>>>>>

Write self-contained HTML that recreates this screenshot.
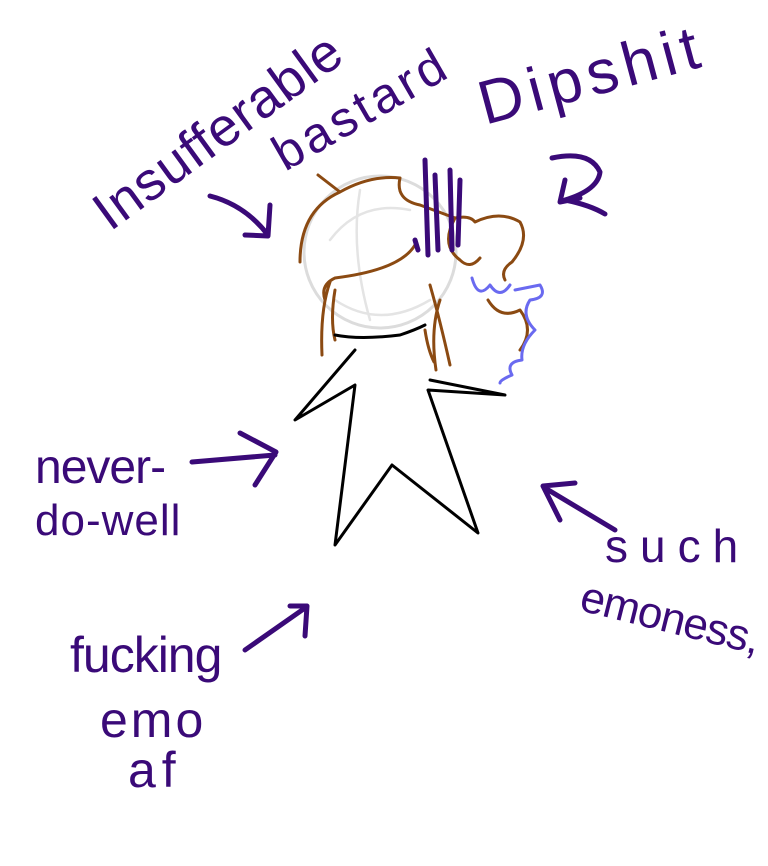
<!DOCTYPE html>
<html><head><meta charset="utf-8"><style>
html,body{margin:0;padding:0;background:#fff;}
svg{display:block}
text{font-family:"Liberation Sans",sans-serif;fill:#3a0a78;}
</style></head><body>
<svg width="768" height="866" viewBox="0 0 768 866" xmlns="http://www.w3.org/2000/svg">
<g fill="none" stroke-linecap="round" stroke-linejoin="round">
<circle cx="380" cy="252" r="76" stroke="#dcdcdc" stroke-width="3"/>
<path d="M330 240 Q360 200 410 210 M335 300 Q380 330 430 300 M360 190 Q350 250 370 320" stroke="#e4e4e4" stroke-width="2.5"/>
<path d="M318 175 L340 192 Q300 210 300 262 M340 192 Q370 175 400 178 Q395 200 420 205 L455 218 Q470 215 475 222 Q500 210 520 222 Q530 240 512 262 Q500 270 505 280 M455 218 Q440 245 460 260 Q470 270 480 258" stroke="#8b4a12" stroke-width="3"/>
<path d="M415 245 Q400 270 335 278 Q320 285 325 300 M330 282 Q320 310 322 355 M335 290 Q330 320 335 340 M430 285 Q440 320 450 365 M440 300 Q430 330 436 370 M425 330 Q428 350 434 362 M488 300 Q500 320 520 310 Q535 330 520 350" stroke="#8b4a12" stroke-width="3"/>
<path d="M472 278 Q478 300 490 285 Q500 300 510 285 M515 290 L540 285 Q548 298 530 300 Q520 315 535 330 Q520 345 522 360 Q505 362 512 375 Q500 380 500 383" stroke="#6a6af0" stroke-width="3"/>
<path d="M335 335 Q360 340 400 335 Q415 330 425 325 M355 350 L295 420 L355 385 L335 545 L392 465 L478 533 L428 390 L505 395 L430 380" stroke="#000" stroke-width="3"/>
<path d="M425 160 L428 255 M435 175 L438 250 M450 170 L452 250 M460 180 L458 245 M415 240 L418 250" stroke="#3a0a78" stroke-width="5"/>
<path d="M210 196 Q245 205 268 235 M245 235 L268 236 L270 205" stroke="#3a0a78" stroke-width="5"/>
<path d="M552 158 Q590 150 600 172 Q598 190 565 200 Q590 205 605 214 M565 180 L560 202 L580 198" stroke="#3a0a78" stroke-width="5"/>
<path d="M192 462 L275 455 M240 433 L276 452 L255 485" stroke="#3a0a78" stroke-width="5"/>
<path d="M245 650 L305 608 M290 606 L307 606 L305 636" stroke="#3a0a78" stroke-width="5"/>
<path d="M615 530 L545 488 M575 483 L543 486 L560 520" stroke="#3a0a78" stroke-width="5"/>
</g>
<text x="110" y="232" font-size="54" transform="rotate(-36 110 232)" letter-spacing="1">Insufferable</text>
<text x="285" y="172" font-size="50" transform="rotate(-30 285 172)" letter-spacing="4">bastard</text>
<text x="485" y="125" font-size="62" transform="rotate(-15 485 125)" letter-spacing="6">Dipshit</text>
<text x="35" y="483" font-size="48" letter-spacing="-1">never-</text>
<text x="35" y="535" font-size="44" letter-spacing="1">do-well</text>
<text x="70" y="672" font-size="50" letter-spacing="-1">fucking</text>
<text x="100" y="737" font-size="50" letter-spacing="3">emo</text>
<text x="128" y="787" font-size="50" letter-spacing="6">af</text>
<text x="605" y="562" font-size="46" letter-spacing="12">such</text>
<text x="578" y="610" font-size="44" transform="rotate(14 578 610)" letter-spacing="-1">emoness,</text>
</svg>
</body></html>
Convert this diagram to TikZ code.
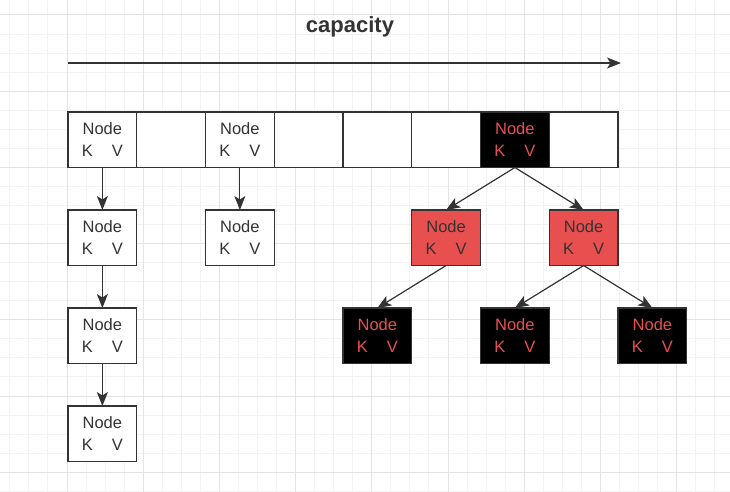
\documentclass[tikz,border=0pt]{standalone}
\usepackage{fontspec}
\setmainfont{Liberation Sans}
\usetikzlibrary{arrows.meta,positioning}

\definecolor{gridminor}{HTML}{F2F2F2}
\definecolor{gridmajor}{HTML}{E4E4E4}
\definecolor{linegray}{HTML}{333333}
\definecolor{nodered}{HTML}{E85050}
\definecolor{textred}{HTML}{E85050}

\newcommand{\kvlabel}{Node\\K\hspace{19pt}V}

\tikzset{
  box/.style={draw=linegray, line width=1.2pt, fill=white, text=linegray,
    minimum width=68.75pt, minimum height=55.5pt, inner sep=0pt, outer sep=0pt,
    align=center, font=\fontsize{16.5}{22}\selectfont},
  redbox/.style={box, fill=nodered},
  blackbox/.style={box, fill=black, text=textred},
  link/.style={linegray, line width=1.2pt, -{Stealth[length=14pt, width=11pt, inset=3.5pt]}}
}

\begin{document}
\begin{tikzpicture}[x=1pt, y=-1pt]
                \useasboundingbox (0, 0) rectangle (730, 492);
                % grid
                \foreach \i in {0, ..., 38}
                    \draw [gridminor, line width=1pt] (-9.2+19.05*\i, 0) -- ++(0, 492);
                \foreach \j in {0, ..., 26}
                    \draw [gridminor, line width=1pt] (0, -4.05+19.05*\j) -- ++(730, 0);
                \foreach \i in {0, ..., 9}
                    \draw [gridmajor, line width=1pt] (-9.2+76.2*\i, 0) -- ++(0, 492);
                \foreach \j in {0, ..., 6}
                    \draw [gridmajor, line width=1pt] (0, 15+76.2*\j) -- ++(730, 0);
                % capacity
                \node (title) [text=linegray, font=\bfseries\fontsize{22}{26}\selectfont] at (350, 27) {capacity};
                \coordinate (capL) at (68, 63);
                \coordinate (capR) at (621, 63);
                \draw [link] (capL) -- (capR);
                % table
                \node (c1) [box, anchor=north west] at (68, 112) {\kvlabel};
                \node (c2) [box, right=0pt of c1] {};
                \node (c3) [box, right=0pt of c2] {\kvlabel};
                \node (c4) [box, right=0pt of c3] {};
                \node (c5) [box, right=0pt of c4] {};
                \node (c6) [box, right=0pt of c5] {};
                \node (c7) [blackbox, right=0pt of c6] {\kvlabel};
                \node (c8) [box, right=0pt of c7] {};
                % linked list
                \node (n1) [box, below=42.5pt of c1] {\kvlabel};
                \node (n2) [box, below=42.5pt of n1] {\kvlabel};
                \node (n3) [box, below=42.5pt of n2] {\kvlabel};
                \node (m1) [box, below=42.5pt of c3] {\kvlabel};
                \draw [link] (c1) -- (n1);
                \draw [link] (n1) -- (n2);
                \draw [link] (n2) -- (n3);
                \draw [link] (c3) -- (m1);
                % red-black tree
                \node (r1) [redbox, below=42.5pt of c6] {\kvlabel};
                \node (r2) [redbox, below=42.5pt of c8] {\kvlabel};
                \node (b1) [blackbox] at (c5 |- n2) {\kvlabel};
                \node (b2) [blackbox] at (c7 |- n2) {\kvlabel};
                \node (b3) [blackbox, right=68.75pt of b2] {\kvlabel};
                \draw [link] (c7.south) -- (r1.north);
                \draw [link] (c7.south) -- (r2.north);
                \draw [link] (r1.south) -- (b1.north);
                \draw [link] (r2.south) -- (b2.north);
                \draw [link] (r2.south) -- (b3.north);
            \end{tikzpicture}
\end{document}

<<<<<

* **Exercise requirements**
Without the pictures, write out every entry precisely as it appears.

* **Task response**
Write self-contained HTML that recreates this screenshot.
<!DOCTYPE html>
<html><head><meta charset="utf-8"><style>
html,body{margin:0;padding:0;background:#fff;}
svg{display:block}
text{font-family:"Liberation Sans",sans-serif;fill:#3a0a78;}
</style></head><body>
<svg width="768" height="866" viewBox="0 0 768 866" xmlns="http://www.w3.org/2000/svg">
<g fill="none" stroke-linecap="round" stroke-linejoin="round">
<circle cx="380" cy="252" r="76" stroke="#dcdcdc" stroke-width="3"/>
<path d="M330 240 Q360 200 410 210 M335 300 Q380 330 430 300 M360 190 Q350 250 370 320" stroke="#e4e4e4" stroke-width="2.5"/>
<path d="M318 175 L340 192 Q300 210 300 262 M340 192 Q370 175 400 178 Q395 200 420 205 L455 218 Q470 215 475 222 Q500 210 520 222 Q530 240 512 262 Q500 270 505 280 M455 218 Q440 245 460 260 Q470 270 480 258" stroke="#8b4a12" stroke-width="3"/>
<path d="M415 245 Q400 270 335 278 Q320 285 325 300 M330 282 Q320 310 322 355 M335 290 Q330 320 335 340 M430 285 Q440 320 450 365 M440 300 Q430 330 436 370 M425 330 Q428 350 434 362 M488 300 Q500 320 520 310 Q535 330 520 350" stroke="#8b4a12" stroke-width="3"/>
<path d="M472 278 Q478 300 490 285 Q500 300 510 285 M515 290 L540 285 Q548 298 530 300 Q520 315 535 330 Q520 345 522 360 Q505 362 512 375 Q500 380 500 383" stroke="#6a6af0" stroke-width="3"/>
<path d="M335 335 Q360 340 400 335 Q415 330 425 325 M355 350 L295 420 L355 385 L335 545 L392 465 L478 533 L428 390 L505 395 L430 380" stroke="#000" stroke-width="3"/>
<path d="M425 160 L428 255 M435 175 L438 250 M450 170 L452 250 M460 180 L458 245 M415 240 L418 250" stroke="#3a0a78" stroke-width="5"/>
<path d="M210 196 Q245 205 268 235 M245 235 L268 236 L270 205" stroke="#3a0a78" stroke-width="5"/>
<path d="M552 158 Q590 150 600 172 Q598 190 565 200 Q590 205 605 214 M565 180 L560 202 L580 198" stroke="#3a0a78" stroke-width="5"/>
<path d="M192 462 L275 455 M240 433 L276 452 L255 485" stroke="#3a0a78" stroke-width="5"/>
<path d="M245 650 L305 608 M290 606 L307 606 L305 636" stroke="#3a0a78" stroke-width="5"/>
<path d="M615 530 L545 488 M575 483 L543 486 L560 520" stroke="#3a0a78" stroke-width="5"/>
</g>
<text x="110" y="232" font-size="54" transform="rotate(-36 110 232)" letter-spacing="1">Insufferable</text>
<text x="285" y="172" font-size="50" transform="rotate(-30 285 172)" letter-spacing="4">bastard</text>
<text x="485" y="125" font-size="62" transform="rotate(-15 485 125)" letter-spacing="6">Dipshit</text>
<text x="35" y="483" font-size="48" letter-spacing="-1">never-</text>
<text x="35" y="535" font-size="44" letter-spacing="1">do-well</text>
<text x="70" y="672" font-size="50" letter-spacing="-1">fucking</text>
<text x="100" y="737" font-size="50" letter-spacing="3">emo</text>
<text x="128" y="787" font-size="50" letter-spacing="6">af</text>
<text x="605" y="562" font-size="46" letter-spacing="12">such</text>
<text x="578" y="610" font-size="44" transform="rotate(14 578 610)" letter-spacing="-1">emoness,</text>
</svg>
</body></html>
Convert this diagram to TikZ code.
\documentclass[tikz,border=0pt]{standalone}
\usepackage{fontspec}
\setmainfont{Liberation Sans}
\usetikzlibrary{arrows.meta,positioning}

\definecolor{gridminor}{HTML}{F2F2F2}
\definecolor{gridmajor}{HTML}{E4E4E4}
\definecolor{linegray}{HTML}{333333}
\definecolor{nodered}{HTML}{E85050}
\definecolor{textred}{HTML}{E85050}

\newcommand{\kvlabel}{Node\\K\hspace{19pt}V}

\tikzset{
  box/.style={draw=linegray, line width=1.2pt, fill=white, text=linegray,
    minimum width=68.75pt, minimum height=55.5pt, inner sep=0pt, outer sep=0pt,
    align=center, font=\fontsize{16.5}{22}\selectfont},
  redbox/.style={box, fill=nodered},
  blackbox/.style={box, fill=black, text=textred},
  link/.style={linegray, line width=1.2pt, -{Stealth[length=14pt, width=11pt, inset=3.5pt]}}
}

\begin{document}
\begin{tikzpicture}[x=1pt, y=-1pt]
                \useasboundingbox (0, 0) rectangle (730, 492);
                % grid
                \foreach \i in {0, ..., 38}
                    \draw [gridminor, line width=1pt] (-9.2+19.05*\i, 0) -- ++(0, 492);
                \foreach \j in {0, ..., 26}
                    \draw [gridminor, line width=1pt] (0, -4.05+19.05*\j) -- ++(730, 0);
                \foreach \i in {0, ..., 9}
                    \draw [gridmajor, line width=1pt] (-9.2+76.2*\i, 0) -- ++(0, 492);
                \foreach \j in {0, ..., 6}
                    \draw [gridmajor, line width=1pt] (0, 15+76.2*\j) -- ++(730, 0);
                % capacity
                \node (title) [text=linegray, font=\bfseries\fontsize{22}{26}\selectfont] at (350, 27) {capacity};
                \coordinate (capL) at (68, 63);
                \coordinate (capR) at (621, 63);
                \draw [link] (capL) -- (capR);
                % table
                \node (c1) [box, anchor=north west] at (68, 112) {\kvlabel};
                \node (c2) [box, right=0pt of c1] {};
                \node (c3) [box, right=0pt of c2] {\kvlabel};
                \node (c4) [box, right=0pt of c3] {};
                \node (c5) [box, right=0pt of c4] {};
                \node (c6) [box, right=0pt of c5] {};
                \node (c7) [blackbox, right=0pt of c6] {\kvlabel};
                \node (c8) [box, right=0pt of c7] {};
                % linked list
                \node (n1) [box, below=42.5pt of c1] {\kvlabel};
                \node (n2) [box, below=42.5pt of n1] {\kvlabel};
                \node (n3) [box, below=42.5pt of n2] {\kvlabel};
                \node (m1) [box, below=42.5pt of c3] {\kvlabel};
                \draw [link] (c1) -- (n1);
                \draw [link] (n1) -- (n2);
                \draw [link] (n2) -- (n3);
                \draw [link] (c3) -- (m1);
                % red-black tree
                \node (r1) [redbox, below=42.5pt of c6] {\kvlabel};
                \node (r2) [redbox, below=42.5pt of c8] {\kvlabel};
                \node (b1) [blackbox] at (c5 |- n2) {\kvlabel};
                \node (b2) [blackbox] at (c7 |- n2) {\kvlabel};
                \node (b3) [blackbox, right=68.75pt of b2] {\kvlabel};
                \draw [link] (c7.south) -- (r1.north);
                \draw [link] (c7.south) -- (r2.north);
                \draw [link] (r1.south) -- (b1.north);
                \draw [link] (r2.south) -- (b2.north);
                \draw [link] (r2.south) -- (b3.north);
            \end{tikzpicture}
\end{document}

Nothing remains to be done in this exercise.